Mar 25, 2022

Hard rubbish collection: Endpoint of consumerism


The Melbourne suburb of Brunswick where I live is a long way from flood-ravaged Lismore and we’ve suffered no climate disaster but in some streets there is definitely a resemblance at the moment.

It's the biannual municipal hard rubbish collection!

I don’t know what it’s like in wealthy Toorak, but here it’s always a source of great local interest and amazement. This time there seems to be a lot more stuff and, along with the usual crap, some of it looks to be very good quality.

Everything under the sun

All up, the display is a sort of museum of modern living. There are microwaves; lots of mattresses; metal tubing for tables, clothes racks and all sorts of things; chipboard furniture, from the seemingly new to water-damaged crap; lots of indoor and outdoor chairs; lounge suites; crockery, cutlery and other kitchen stuff; garden refuse; and just about everything you can think of — it’s all out on the street waiting for pickup and its journey to who knows where.

Recycling

Of course, seeing all this stuff raises the question of recycling. OK, we’re all in favour of it.
There’s actually a quite a bit of informal recycling.
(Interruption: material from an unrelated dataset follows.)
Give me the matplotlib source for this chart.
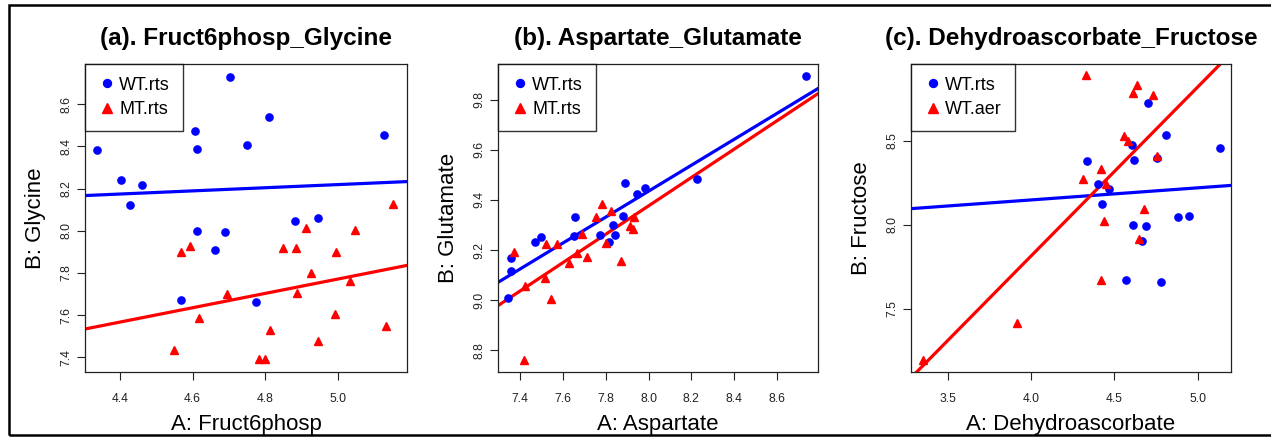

We’re not supposed to grab other people’s hard rubbish — that’s meant to be reserved for the contractors — but naturally everyone checks out the piles and grabs anything that looks useful for them.

You see people peering closely at a heap and occasionally carrying something away. Sometimes cars pull up and people start piling stuff into the boot.

One can’t help but think: Once it’s collected what’s going to happen to all this stuff? Is it going to be picked over and the good stuff re-sold? Is it going to be sorted into categories (crap, metal, electrical, etc)? Is it actually going to be recycled in any way? I think most people would assume that nothing much is going to happen at all — a cynical public assumes most of it will simply end up in landfill, that is, buried in a hole in the ground.

Piled up on the streets of Brunswick at the moment seems to be a good part of the annual output of entire factories. Is there something wrong with the way we are living (or forced to live, to be more precise)?

Built to be used and chucked

In the piles on the footpaths are a lot of electrical goods — household appliances, computer stuff and musical stuff. Occasionally there is a note on an appliance saying “This works” but most have nothing. They often look brand new but probably don’t work — most likely for want of a tiny cheap part which you can’t get for love or money or only after a stupendous amount of effort. Truly, all this is the endpoint of consumerism. Stuff is produced, used — and ends up on the street in the hard rubbish collection.

I don’t blame people for consumerism. Some people get carried away but capitalism promotes consumerism — it needs consumerism to sell the endless river of stuff it produces. Some of it is necessary, some of it is simply crap but in nearly all cases it is produced with no thought of tomorrow. If the whole world were to live like this we are doomed.

Things could be produced to be readily repaired and to be easily recycled at the end of their useful lives. But not under the system of profit-crazed capitalism that we endure. If we want to save our planet and make rational and sustainable use of its resources, we’ll have to fight for a different economic system. This one is plain crazy.